EXERCISE GOAL: Return all of the entries word for word, but omit the pictures they contain.

EXERCISE INPUTS:
-----

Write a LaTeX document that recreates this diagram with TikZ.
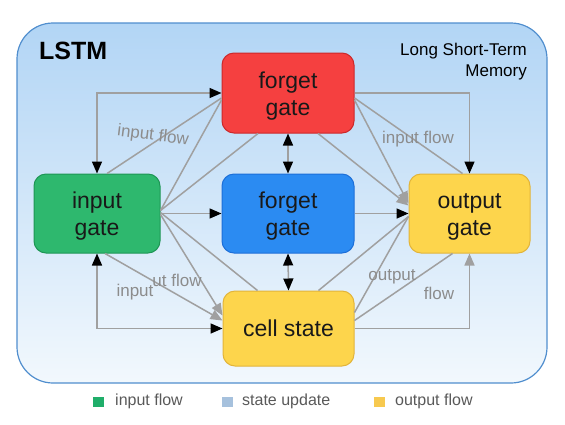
\documentclass[tikz,border=0pt]{standalone}
\usepackage{fontspec}
\setmainfont{Liberation Sans}
\usetikzlibrary{arrows.meta,calc}

\definecolor{framebd}{RGB}{80,142,206}
\definecolor{frametop}{RGB}{178,213,245}
\definecolor{framebot}{RGB}{242,248,253}
\definecolor{redfill}{RGB}{245,64,64}
\definecolor{redbd}{RGB}{204,40,42}
\definecolor{greenfill}{RGB}{46,184,110}
\definecolor{greenbd}{RGB}{30,150,85}
\definecolor{bluefill}{RGB}{43,139,242}
\definecolor{bluebd}{RGB}{29,111,216}
\definecolor{yellowfill}{RGB}{253,213,76}
\definecolor{yellowbd}{RGB}{226,180,58}
\definecolor{linegray}{RGB}{160,160,160}
\definecolor{labelgray}{RGB}{140,140,140}
\definecolor{keygreen}{RGB}{32,174,106}
\definecolor{keyblue}{RGB}{166,193,221}
\definecolor{keyyellow}{RGB}{247,201,79}

\newcommand{\lowtext}[1]{\raisebox{-3pt}[\height][\depth]{#1}}

\tikzset{
  gate/.style={rounded corners=12pt, line width=1pt, inner sep=0pt, align=center,
    font=\fontsize{23}{27}\selectfont, text=black!90},
  gline/.style={draw=linegray, line width=1.5pt},
  flowlabel/.style={text=labelgray, inner sep=0pt, font=\fontsize{17}{20}\selectfont},
  keybox/.style={minimum width=11pt, minimum height=10pt, inner sep=0pt},
  keytext/.style={anchor=west, inner sep=0pt, text=black!65, font=\fontsize{16}{19}\selectfont},
  blk/.tip={Triangle[length=12pt,width=10pt,color=black]},
  gry/.tip={Triangle[length=12pt,width=10pt,color=linegray]}
}

\begin{document}
\begin{tikzpicture}[x=1pt,y=1pt,yscale=-1,xscale=1]
\useasboundingbox (0,0) rectangle (565,424);

%Rounded Rect frame
\draw [draw=framebd, line width=1.2pt, rounded corners=36pt, top color=frametop, bottom color=framebot] (17,23) rectangle (547,383) ;

%Titles
\node [anchor=west, inner sep=0pt, font=\fontsize{25}{28}\selectfont\bfseries] (title) at (39,51) {LSTM};
\node [anchor=east, inner sep=0pt, align=right, font=\fontsize{17}{21}\selectfont] (subtitle) at (527,62) {Long Short-Term\\Memory};

%Gates
\node [gate, fill=redfill, draw=redbd, minimum width=132pt, minimum height=80pt] (fgtop) at (288,93) {\lowtext{forget}\\\lowtext{gate}};
\node [gate, fill=greenfill, draw=greenbd, minimum width=126pt, minimum height=79pt] (input) at (97,213.5) {\lowtext{input}\\\lowtext{gate}};
\node [gate, fill=bluefill, draw=bluebd, minimum width=132pt, minimum height=79pt] (fgmid) at (288,213.5) {\lowtext{forget}\\\lowtext{gate}};
\node [gate, fill=yellowfill, draw=yellowbd, minimum width=121pt, minimum height=79pt] (output) at (469.5,213.5) {\lowtext{output}\\\lowtext{gate}};
\node [gate, fill=yellowfill, draw=yellowbd, minimum width=131pt, minimum height=75pt] (cell) at (288.5,328.5) {cell state};

%Elbow Lines
\draw [gline, blk-blk] (input.north) |- (fgtop.west) ;
\draw [gline, -blk] (fgtop.east) -| (output.north) ;
\draw [gline, blk-blk] (input.south) |- (cell.west) ;
\draw [gline, -gry] (cell.east) -| (output.south) ;

%Straight Lines
\draw [gline, -blk] (input.east) -- (fgmid.west) ;
\draw [gline, -blk] (fgmid.east) -- (output.west) ;
\draw [gline, blk-blk] (fgtop.south) -- (fgmid.north) ;
\draw [gline, blk-blk] (fgmid.south) -- (cell.north) ;

%Diagonal Lines left
\draw [gline] ($(input.north)+(10,0)$) -- ($(fgtop.west)+(0,5)$) ;
\draw [gline] ($(input.east)+(0,-3)$) -- ($(fgtop.west)+(0,7)$) ;
\draw [gline] ($(input.east)+(0,-3)$) -- ($(fgtop.south)+(-30,0)$) ;
\draw [gline] ($(input.east)+(0,-1)$) -- ($(cell.north)+(-31,0)$) ;
\draw [gline, -gry] ($(input.east)+(0,1)$) -- ($(cell.west)+(0,-13)$) ;
\draw [gline, -gry] ($(input.south)+(8,0)$) -- ($(cell.west)+(0,-8)$) ;

%Diagonal Lines right
\draw [gline] ($(fgtop.east)+(0,5)$) -- ($(output.north)+(-7,0)$) ;
\draw [gline, -gry] ($(fgtop.east)+(0,7)$) -- ($(output.west)+(0,-10)$) ;
\draw [gline, -gry] ($(fgtop.south)+(30,0)$) -- ($(output.west)+(0,-8)$) ;
\draw [gline] ($(cell.north)+(30,0)$) -- ($(output.west)+(0,3)$) ;
\draw [gline] ($(cell.east)+(0,-16)$) -- ($(output.west)+(0,3)$) ;
\draw [gline] ($(cell.east)+(0,-8)$) -- ($(output.south)+(-17,0)$) ;

%Flow labels
\node [flowlabel, rotate=-7] (lblinflowa) at (153,136) {input flow};
\node [flowlabel] (lblinflowb) at (418,139) {input flow};
\node [flowlabel] (lblutflow) at (177,280) {ut flow};
\node [flowlabel] (lblinput) at (135,292) {input};
\node [flowlabel] (lbloutput) at (392,277) {output};
\node [flowlabel] (lblflow) at (439,293) {flow};

%Legend
\node [keybox, fill=keygreen] (keyin) at (98.5,401.5) {};
\node [keytext] (keyintext) at (115,401) {input flow};
\node [keybox, fill=keyblue] (keystate) at (227,401.5) {};
\node [keytext] (keystatetext) at (242,401) {state update};
\node [keybox, fill=keyyellow] (keyout) at (379.5,401.5) {};
\node [keytext] (keyouttext) at (395,401) {output flow};
\end{tikzpicture}
\end{document}
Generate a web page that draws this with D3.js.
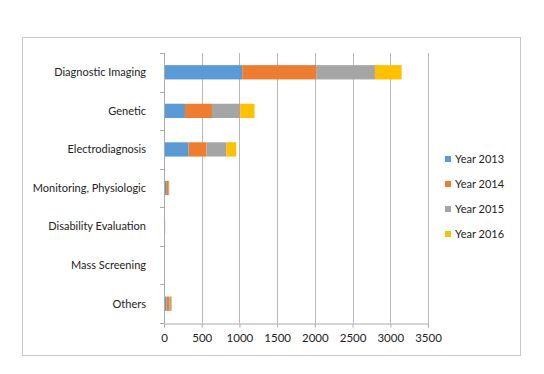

-----

RESULT:
Write a LaTeX document that recreates this diagram with TikZ.
\documentclass[tikz,border=0pt]{standalone}
\usepackage{fontspec}
\setmainfont{Liberation Sans}
\usetikzlibrary{arrows.meta,calc}

\definecolor{framebd}{RGB}{80,142,206}
\definecolor{frametop}{RGB}{178,213,245}
\definecolor{framebot}{RGB}{242,248,253}
\definecolor{redfill}{RGB}{245,64,64}
\definecolor{redbd}{RGB}{204,40,42}
\definecolor{greenfill}{RGB}{46,184,110}
\definecolor{greenbd}{RGB}{30,150,85}
\definecolor{bluefill}{RGB}{43,139,242}
\definecolor{bluebd}{RGB}{29,111,216}
\definecolor{yellowfill}{RGB}{253,213,76}
\definecolor{yellowbd}{RGB}{226,180,58}
\definecolor{linegray}{RGB}{160,160,160}
\definecolor{labelgray}{RGB}{140,140,140}
\definecolor{keygreen}{RGB}{32,174,106}
\definecolor{keyblue}{RGB}{166,193,221}
\definecolor{keyyellow}{RGB}{247,201,79}

\newcommand{\lowtext}[1]{\raisebox{-3pt}[\height][\depth]{#1}}

\tikzset{
  gate/.style={rounded corners=12pt, line width=1pt, inner sep=0pt, align=center,
    font=\fontsize{23}{27}\selectfont, text=black!90},
  gline/.style={draw=linegray, line width=1.5pt},
  flowlabel/.style={text=labelgray, inner sep=0pt, font=\fontsize{17}{20}\selectfont},
  keybox/.style={minimum width=11pt, minimum height=10pt, inner sep=0pt},
  keytext/.style={anchor=west, inner sep=0pt, text=black!65, font=\fontsize{16}{19}\selectfont},
  blk/.tip={Triangle[length=12pt,width=10pt,color=black]},
  gry/.tip={Triangle[length=12pt,width=10pt,color=linegray]}
}

\begin{document}
\begin{tikzpicture}[x=1pt,y=1pt,yscale=-1,xscale=1]
\useasboundingbox (0,0) rectangle (565,424);

%Rounded Rect frame
\draw [draw=framebd, line width=1.2pt, rounded corners=36pt, top color=frametop, bottom color=framebot] (17,23) rectangle (547,383) ;

%Titles
\node [anchor=west, inner sep=0pt, font=\fontsize{25}{28}\selectfont\bfseries] (title) at (39,51) {LSTM};
\node [anchor=east, inner sep=0pt, align=right, font=\fontsize{17}{21}\selectfont] (subtitle) at (527,62) {Long Short-Term\\Memory};

%Gates
\node [gate, fill=redfill, draw=redbd, minimum width=132pt, minimum height=80pt] (fgtop) at (288,93) {\lowtext{forget}\\\lowtext{gate}};
\node [gate, fill=greenfill, draw=greenbd, minimum width=126pt, minimum height=79pt] (input) at (97,213.5) {\lowtext{input}\\\lowtext{gate}};
\node [gate, fill=bluefill, draw=bluebd, minimum width=132pt, minimum height=79pt] (fgmid) at (288,213.5) {\lowtext{forget}\\\lowtext{gate}};
\node [gate, fill=yellowfill, draw=yellowbd, minimum width=121pt, minimum height=79pt] (output) at (469.5,213.5) {\lowtext{output}\\\lowtext{gate}};
\node [gate, fill=yellowfill, draw=yellowbd, minimum width=131pt, minimum height=75pt] (cell) at (288.5,328.5) {cell state};

%Elbow Lines
\draw [gline, blk-blk] (input.north) |- (fgtop.west) ;
\draw [gline, -blk] (fgtop.east) -| (output.north) ;
\draw [gline, blk-blk] (input.south) |- (cell.west) ;
\draw [gline, -gry] (cell.east) -| (output.south) ;

%Straight Lines
\draw [gline, -blk] (input.east) -- (fgmid.west) ;
\draw [gline, -blk] (fgmid.east) -- (output.west) ;
\draw [gline, blk-blk] (fgtop.south) -- (fgmid.north) ;
\draw [gline, blk-blk] (fgmid.south) -- (cell.north) ;

%Diagonal Lines left
\draw [gline] ($(input.north)+(10,0)$) -- ($(fgtop.west)+(0,5)$) ;
\draw [gline] ($(input.east)+(0,-3)$) -- ($(fgtop.west)+(0,7)$) ;
\draw [gline] ($(input.east)+(0,-3)$) -- ($(fgtop.south)+(-30,0)$) ;
\draw [gline] ($(input.east)+(0,-1)$) -- ($(cell.north)+(-31,0)$) ;
\draw [gline, -gry] ($(input.east)+(0,1)$) -- ($(cell.west)+(0,-13)$) ;
\draw [gline, -gry] ($(input.south)+(8,0)$) -- ($(cell.west)+(0,-8)$) ;

%Diagonal Lines right
\draw [gline] ($(fgtop.east)+(0,5)$) -- ($(output.north)+(-7,0)$) ;
\draw [gline, -gry] ($(fgtop.east)+(0,7)$) -- ($(output.west)+(0,-10)$) ;
\draw [gline, -gry] ($(fgtop.south)+(30,0)$) -- ($(output.west)+(0,-8)$) ;
\draw [gline] ($(cell.north)+(30,0)$) -- ($(output.west)+(0,3)$) ;
\draw [gline] ($(cell.east)+(0,-16)$) -- ($(output.west)+(0,3)$) ;
\draw [gline] ($(cell.east)+(0,-8)$) -- ($(output.south)+(-17,0)$) ;

%Flow labels
\node [flowlabel, rotate=-7] (lblinflowa) at (153,136) {input flow};
\node [flowlabel] (lblinflowb) at (418,139) {input flow};
\node [flowlabel] (lblutflow) at (177,280) {ut flow};
\node [flowlabel] (lblinput) at (135,292) {input};
\node [flowlabel] (lbloutput) at (392,277) {output};
\node [flowlabel] (lblflow) at (439,293) {flow};

%Legend
\node [keybox, fill=keygreen] (keyin) at (98.5,401.5) {};
\node [keytext] (keyintext) at (115,401) {input flow};
\node [keybox, fill=keyblue] (keystate) at (227,401.5) {};
\node [keytext] (keystatetext) at (242,401) {state update};
\node [keybox, fill=keyyellow] (keyout) at (379.5,401.5) {};
\node [keytext] (keyouttext) at (395,401) {output flow};
\end{tikzpicture}
\end{document}
Generate a web page that draws this with D3.js.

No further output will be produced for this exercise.